= WHAT YOU WILL DO =
The listing below is the input. Say how many of its lines contain "Output", giving the number alone.

= MATERIAL PROVIDED =
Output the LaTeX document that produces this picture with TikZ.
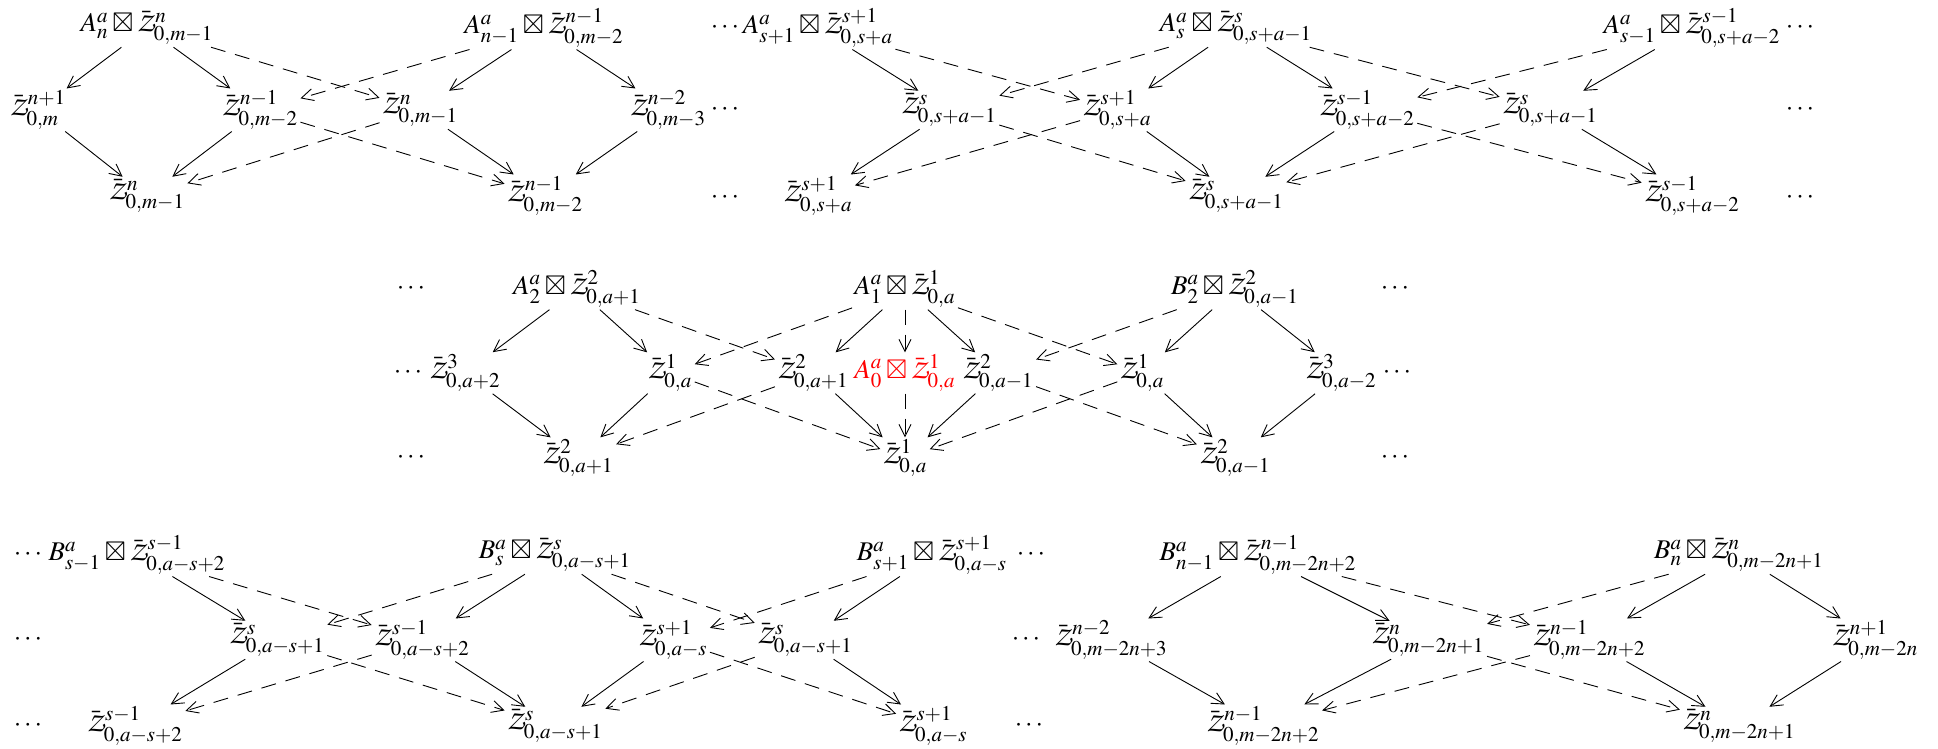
\documentclass[tikz,border=0pt]{standalone}
\usepackage{mathptmx}
\usepackage{amssymb}
\usetikzlibrary{arrows.meta}
\DeclareMathAlphabet{\mathzc}{OT1}{pzc}{m}{it}
\DeclareMathSizes{13.5}{13.5}{10.5}{8}
\newcommand{\myZ}[2]{\bar{\mathzc{Z}}^{#1}_{#2}}
\tikzset{
  lbl/.style={inner sep=1pt, font=\fontsize{13.5}{15}\selectfont},
  ar/.style={-{Straight Barb[length=6pt,width=6pt]}, line width=0.45pt},
  da/.style={ar, dash pattern=on 7.5pt off 5pt},
}
\begin{document}
\begin{tikzpicture}[x=0.5pt,y=-0.5pt,every node/.style={lbl}]
\useasboundingbox (0,0) rectangle (1938,749);
% ---------- row 1 ----------
\node (a1) at (147,28) {$A^a_n\boxtimes\myZ{n}{0,m-1}$};
\node (a2) at (544,28) {$A^a_{n-1}\boxtimes\myZ{n-1}{0,m-2}$};
\node (a3) at (818,28) {$A^a_{s+1}\boxtimes\myZ{s+1}{0,s+a}$};
\node (a4) at (1236,28) {$A^a_{s}\boxtimes\myZ{s}{0,s+a-1}$};
\node (a5) at (1692,28) {$A^a_{s-1}\boxtimes\myZ{s-1}{0,s+a-2}$};
\node (t1) at (725,28) {$\cdots$};
\node (t2) at (1800,28) {$\cdots$};
\node (m1) at (38,110) {$\myZ{n+1}{0,m}$};
\node (m2) at (260,110) {$\myZ{n-1}{0,m-2}$};
\node (m3) at (420,110) {$\myZ{n}{0,m-1}$};
\node (m4) at (668,110) {$\myZ{n-2}{0,m-3}$};
\node (m5) at (949,110) {$\myZ{s}{0,s+a-1}$};
\node (m6) at (1117,110) {$\myZ{s+1}{0,s+a}$};
\node (m7) at (1367,110) {$\myZ{s-1}{0,s+a-2}$};
\node (m8) at (1550,110) {$\myZ{s}{0,s+a-1}$};
\node (t3) at (725,110) {$\cdots$};
\node (t4) at (1800,110) {$\cdots$};
\node (b1) at (147,196) {$\myZ{n}{0,m-1}$};
\node (b2) at (545,196) {$\myZ{n-1}{0,m-2}$};
\node (b3) at (818,196) {$\myZ{s+1}{0,s+a}$};
\node (b4) at (1236,196) {$\myZ{s}{0,s+a-1}$};
\node (b5) at (1692,196) {$\myZ{s-1}{0,s+a-2}$};
\node (t5) at (725,198) {$\cdots$};
\node (t6) at (1800,198) {$\cdots$};
\draw[ar] (a1) -- (m1); \draw[ar] (a1) -- (m2); \draw[da] (a1) -- (m3);
\draw[da] (a2) -- (m2); \draw[ar] (a2) -- (m3); \draw[ar] (a2) -- (m4);
\draw[ar] (m1) -- (b1); \draw[ar] (m2) -- (b1); \draw[da] (m3) -- (b1);
\draw[da] (m2) -- (b2); \draw[ar] (m3) -- (b2); \draw[ar] (m4) -- (b2);
\draw[ar] (a3) -- (m5); \draw[da] (a3) -- (m6);
\draw[da] (a4) -- (m5); \draw[ar] (a4) -- (m6); \draw[ar] (a4) -- (m7); \draw[da] (a4) -- (m8);
\draw[da] (a5) -- (m7); \draw[ar] (a5) -- (m8);
\draw[ar] (m5) -- (b3); \draw[da] (m6) -- (b3);
\draw[da] (m5) -- (b4); \draw[ar] (m6) -- (b4); \draw[ar] (m7) -- (b4); \draw[da] (m8) -- (b4);
\draw[da] (m7) -- (b5); \draw[ar] (m8) -- (b5);
% ---------- row 2 ----------
\node (u1) at (411,289) {$\cdots$};
\node (c1) at (577,289) {$A^a_2\boxtimes\myZ{2}{0,a+1}$};
\node (c2) at (905,289) {$A^a_1\boxtimes\myZ{1}{0,a}$};
\node (c3) at (1235,289) {$B^a_2\boxtimes\myZ{2}{0,a-1}$};
\node (u2) at (1395,289) {$\cdots$};
\node (u3) at (408,373) {$\cdots$};
\node (n1) at (465,373) {$\myZ{3}{0,a+2}$};
\node (n2) at (670,373) {$\myZ{1}{0,a}$};
\node (n3) at (813,373) {$\myZ{2}{0,a+1}$};
\node[text=red] (n0) at (905,373) {$A^a_0\boxtimes\myZ{1}{0,a}$};
\node (n4) at (998,373) {$\myZ{2}{0,a-1}$};
\node (n5) at (1142,373) {$\myZ{1}{0,a}$};
\node (n6) at (1341,373) {$\myZ{3}{0,a-2}$};
\node (u4) at (1397,373) {$\cdots$};
\node (u5) at (411,458) {$\cdots$};
\node (d1) at (578,458) {$\myZ{2}{0,a+1}$};
\node (d2) at (905,458) {$\myZ{1}{0,a}$};
\node (d3) at (1235,458) {$\myZ{2}{0,a-1}$};
\node (u6) at (1395,458) {$\cdots$};
\draw[ar] (c1) -- (n1); \draw[ar] (c1) -- (n2); \draw[da] (c1) -- (n3);
\draw[da] (c2) -- (n2); \draw[ar] (c2) -- (n3); \draw[da] (c2) -- (n0);
\draw[ar] (c2) -- (n4); \draw[da] (c2) -- (n5);
\draw[da] (c3) -- (n4); \draw[ar] (c3) -- (n5); \draw[ar] (c3) -- (n6);
\draw[ar] (n1) -- (d1); \draw[ar] (n2) -- (d1); \draw[da] (n3) -- (d1);
\draw[da] (n2) -- (d2); \draw[ar] (n3) -- (d2); \draw[da] (n0) -- (d2);
\draw[ar] (n4) -- (d2); \draw[da] (n5) -- (d2);
\draw[da] (n4) -- (d3); \draw[ar] (n5) -- (d3); \draw[ar] (n6) -- (d3);
% ---------- row 3 ----------
\node (v1) at (28,555) {$\cdots$};
\node (e1) at (137,555) {$B^a_{s-1}\boxtimes\myZ{s-1}{0,a-s+2}$};
\node (e2) at (555,555) {$B^a_{s}\boxtimes\myZ{s}{0,a-s+1}$};
\node (e3) at (932,555) {$B^a_{s+1}\boxtimes\myZ{s+1}{0,a-s}$};
\node (v2) at (1031,555) {$\cdots$};
\node (e4) at (1258,555) {$B^a_{n-1}\boxtimes\myZ{n-1}{0,m-2n+2}$};
\node (e5) at (1739,555) {$B^a_{n}\boxtimes\myZ{n}{0,m-2n+1}$};
\node (v3) at (28,640) {$\cdots$};
\node (q1) at (277,640) {$\myZ{s}{0,a-s+1}$};
\node (q2) at (422,640) {$\myZ{s-1}{0,a-s+2}$};
\node (q3) at (673,640) {$\myZ{s+1}{0,a-s}$};
\node (q4) at (805,640) {$\myZ{s}{0,a-s+1}$};
\node (v4) at (1026,640) {$\cdots$};
\node (q5) at (1111,640) {$\myZ{n-2}{0,m-2n+3}$};
\node (q6) at (1428,640) {$\myZ{n}{0,m-2n+1}$};
\node (q7) at (1589,640) {$\myZ{n-1}{0,m-2n+2}$};
\node (q8) at (1875,640) {$\myZ{n+1}{0,m-2n}$};
\node (v5) at (28,726) {$\cdots$};
\node (f1) at (135,726) {$\myZ{s-1}{0,a-s+2}$};
\node (f2) at (555,726) {$\myZ{s}{0,a-s+1}$};
\node (f3) at (933,726) {$\myZ{s+1}{0,a-s}$};
\node (v6) at (1029,726) {$\cdots$};
\node (f4) at (1263,726) {$\myZ{n-1}{0,m-2n+2}$};
\node (f5) at (1739,726) {$\myZ{n}{0,m-2n+1}$};
\draw[ar] (e1) -- (q1); \draw[da] (e1) -- (q2);
\draw[da] (e2) -- (q1); \draw[ar] (e2) -- (q2); \draw[ar] (e2) -- (q3); \draw[da] (e2) -- (q4);
\draw[da] (e3) -- (q3); \draw[ar] (e3) -- (q4);
\draw[ar] (q1) -- (f1); \draw[da] (q2) -- (f1);
\draw[da] (q1) -- (f2); \draw[ar] (q2) -- (f2); \draw[ar] (q3) -- (f2); \draw[da] (q4) -- (f2);
\draw[da] (q3) -- (f3); \draw[ar] (q4) -- (f3);
\draw[ar] (e4) -- (q5); \draw[ar] (e4) -- (q6); \draw[da] (e4) -- (q7);
\draw[da] (e5) -- (q6); \draw[ar] (e5) -- (q7); \draw[ar] (e5) -- (q8);
\draw[ar] (q5) -- (f4); \draw[ar] (q6) -- (f4); \draw[da] (q7) -- (f4);
\draw[da] (q6) -- (f5); \draw[ar] (q7) -- (f5); \draw[ar] (q8) -- (f5);
\end{tikzpicture}
\end{document}
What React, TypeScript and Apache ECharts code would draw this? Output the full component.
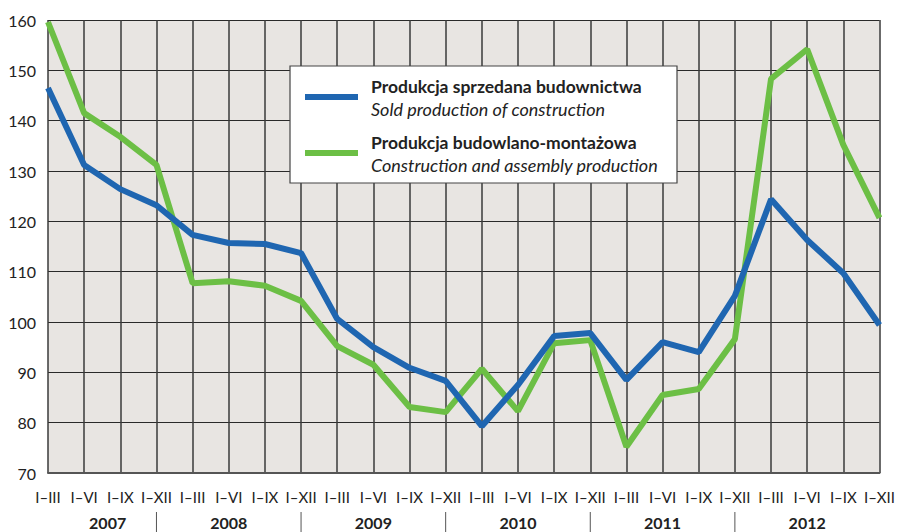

= RESULT BELOW =
2